_PROVIDED MATERIAL:_

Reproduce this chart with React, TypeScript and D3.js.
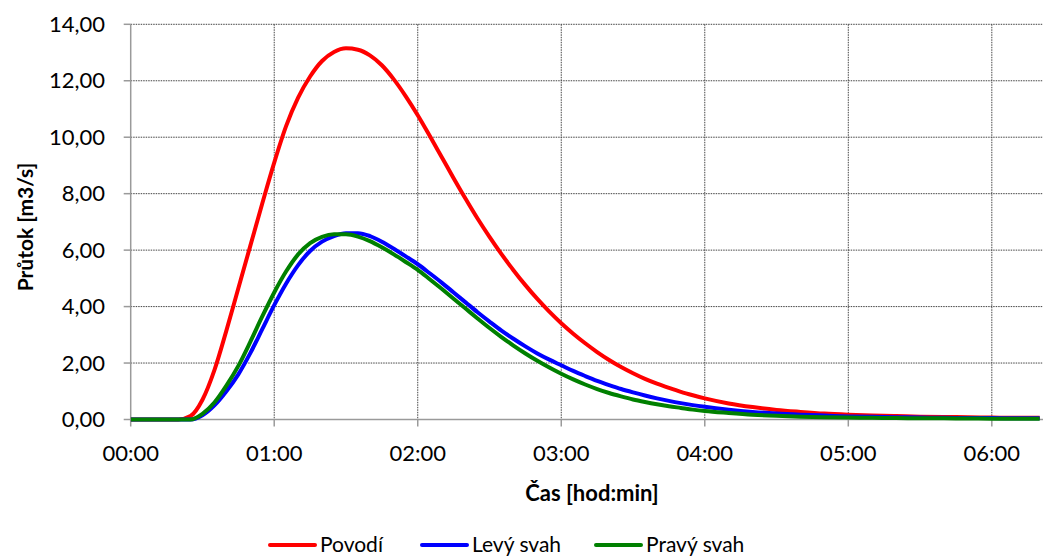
import React from "react";
import * as d3 from "d3";

const minutes = [0, 5, 10, 15, 20, 25, 30, 35, 40, 45, 50, 55, 60, 65, 70, 75, 80, 85, 90, 95, 100, 105, 110, 115, 120, 125, 130, 135, 140, 145, 150, 155, 160, 165, 170, 175, 180, 185, 190, 195, 200, 205, 210, 215, 220, 225, 230, 235, 240, 250, 260, 270, 280, 290, 300, 310, 320, 330, 340, 350, 360, 370, 380];

const povodi = [0, 0, 0, 0, 0, 0.12, 0.7, 1.75, 3.15, 4.65, 6.15, 7.65, 9.1, 10.4, 11.4, 12.15, 12.7, 13.02, 13.15, 13.1, 12.9, 12.55, 12.05, 11.45, 10.78, 10.05, 9.3, 8.55, 7.82, 7.12, 6.47, 5.86, 5.29, 4.76, 4.27, 3.82, 3.41, 3.04, 2.7, 2.39, 2.11, 1.86, 1.64, 1.44, 1.27, 1.12, 0.98, 0.86, 0.75, 0.57, 0.44, 0.34, 0.27, 0.21, 0.17, 0.14, 0.12, 0.1, 0.09, 0.08, 0.07, 0.06, 0.06];

const levySvah = [0, 0, 0, 0, 0, 0, 0.15, 0.5, 1.0, 1.6, 2.35, 3.2, 4.05, 4.82, 5.47, 5.97, 6.3, 6.5, 6.6, 6.6, 6.5, 6.3, 6.05, 5.78, 5.5, 5.18, 4.85, 4.5, 4.15, 3.8, 3.47, 3.15, 2.86, 2.59, 2.34, 2.12, 1.92, 1.72, 1.54, 1.37, 1.22, 1.08, 0.96, 0.85, 0.75, 0.66, 0.58, 0.51, 0.45, 0.35, 0.27, 0.21, 0.17, 0.14, 0.11, 0.095, 0.08, 0.07, 0.06, 0.055, 0.05, 0.045, 0.04];

const pravySvah = [0, 0, 0, 0, 0, 0, 0.2, 0.6, 1.2, 1.9, 2.75, 3.65, 4.5, 5.25, 5.85, 6.25, 6.47, 6.56, 6.56, 6.48, 6.32, 6.1, 5.85, 5.58, 5.3, 4.97, 4.63, 4.28, 3.93, 3.58, 3.24, 2.92, 2.62, 2.34, 2.08, 1.84, 1.62, 1.42, 1.24, 1.08, 0.94, 0.82, 0.71, 0.62, 0.54, 0.47, 0.41, 0.35, 0.3, 0.23, 0.17, 0.13, 0.1, 0.08, 0.07, 0.06, 0.05, 0.045, 0.04, 0.035, 0.03, 0.03, 0.03];

const xTickMinutes = [0, 60, 120, 180, 240, 300, 360];
const xTickLabels = ["00:00", "01:00", "02:00", "03:00", "04:00", "05:00", "06:00"];
const yTicks = [0, 2, 4, 6, 8, 10, 12, 14];
const yTickLabels = ["0,00", "2,00", "4,00", "6,00", "8,00", "10,00", "12,00", "14,00"];

const seriesNames = ["Povodí", "Levý svah", "Pravý svah"];
const seriesColors = ["#ff0000", "#0000ff", "#008000"];
const seriesValues = [povodi, levySvah, pravySvah];

const W = 1043;
const H = 558;
const left = 130.7;
const top = 24.3;
const bottom = 419.5;
const pxPerMin = 2.392;
const xMax = 384;

export default function App() {
  const x = d3.scaleLinear().domain([0, xMax]).range([left, left + xMax * pxPerMin]);
  const y = d3.scaleLinear().domain([0, 14]).range([bottom, top]);
  const font = "Lato, 'Open Sans', sans-serif";

  const line = (vals: number[]) =>
    d3
      .line<number>()
      .x((_, i) => x(minutes[i]))
      .y((v) => y(v))
      .curve(d3.curveMonotoneX)(vals) as string;

  const legendX = [270, 422, 596];

  return (
    <svg
      width={W}
      height={H}
      style={{ position: "absolute", left: 0, top: 0, background: "#fff" }}
      fontFamily={font}
    >
      <defs>
        <clipPath id="plotclip">
          <rect x={left} y={0} width={W - left} height={bottom + 5} />
        </clipPath>
      </defs>
      {yTicks.slice(1).map((t) => (
        <line
          key={"gy" + t}
          x1={left}
          x2={W}
          y1={y(t)}
          y2={y(t)}
          stroke="#444"
          strokeWidth={1}
          strokeDasharray="1.5,1"
        />
      ))}
      {xTickMinutes.slice(1).map((t) => (
        <line
          key={"gx" + t}
          x1={x(t)}
          x2={x(t)}
          y1={top}
          y2={bottom}
          stroke="#444"
          strokeWidth={1}
          strokeDasharray="1.5,1"
        />
      ))}
      <line x1={left} x2={left} y1={top} y2={bottom} stroke="#9a9a9a" strokeWidth={1.5} />
      <line x1={left} x2={W} y1={bottom} y2={bottom} stroke="#9a9a9a" strokeWidth={1.5} />
      {yTicks.map((t) => (
        <line key={"ty" + t} x1={left - 7} x2={left} y1={y(t)} y2={y(t)} stroke="#9a9a9a" strokeWidth={1.5} />
      ))}
      {xTickMinutes.map((t) => (
        <line key={"tx" + t} x1={x(t)} x2={x(t)} y1={bottom} y2={bottom + 7} stroke="#9a9a9a" strokeWidth={1.5} />
      ))}
      {yTicks.map((t, i) => (
        <text
          key={"ly" + t}
          x={105}
          y={y(t)}
          dy="0.35em"
          textAnchor="end"
          fontSize={22}
          fill="#000"
        >
          {yTickLabels[i]}
        </text>
      ))}
      {xTickMinutes.map((t, i) => (
        <text
          key={"lx" + t}
          x={x(t)}
          y={453}
          dy="0.35em"
          textAnchor="middle"
          fontSize={22}
          fill="#000"
        >
          {xTickLabels[i]}
        </text>
      ))}
      <g clipPath="url(#plotclip)">
        {seriesValues.map((vals, i) => (
          <path
            key={seriesNames[i]}
            d={line(vals)}
            fill="none"
            stroke={seriesColors[i]}
            strokeWidth={4}
            strokeLinejoin="round"
          />
        ))}
      </g>
      <text
        transform={`translate(26, 227) rotate(-90)`}
        textAnchor="middle"
        dy="0.35em"
        fontSize={21}
        fontWeight="bold"
      >
        Průtok [m3/s]
      </text>
      <text x={592} y={493} dy="0.35em" textAnchor="middle" fontSize={22} fontWeight="bold">
        Čas [hod:min]
      </text>
      {seriesNames.map((n, i) => (
        <g key={"leg" + n}>
          <line
            x1={legendX[i]}
            x2={legendX[i] + 45}
            y1={545}
            y2={545}
            stroke={seriesColors[i]}
            strokeWidth={4}
            strokeLinecap="round"
          />
          <text x={legendX[i] + 50} y={545} dy="0.35em" fontSize={21}>
            {n}
          </text>
        </g>
      ))}
    </svg>
  );
}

_STATED EXERCISE:_
Each line in the data that holds the string "React" should be found and copied.

_EXERCISE SOLUTION:_
Reproduce this chart with React, TypeScript and D3.js.
import React from "react";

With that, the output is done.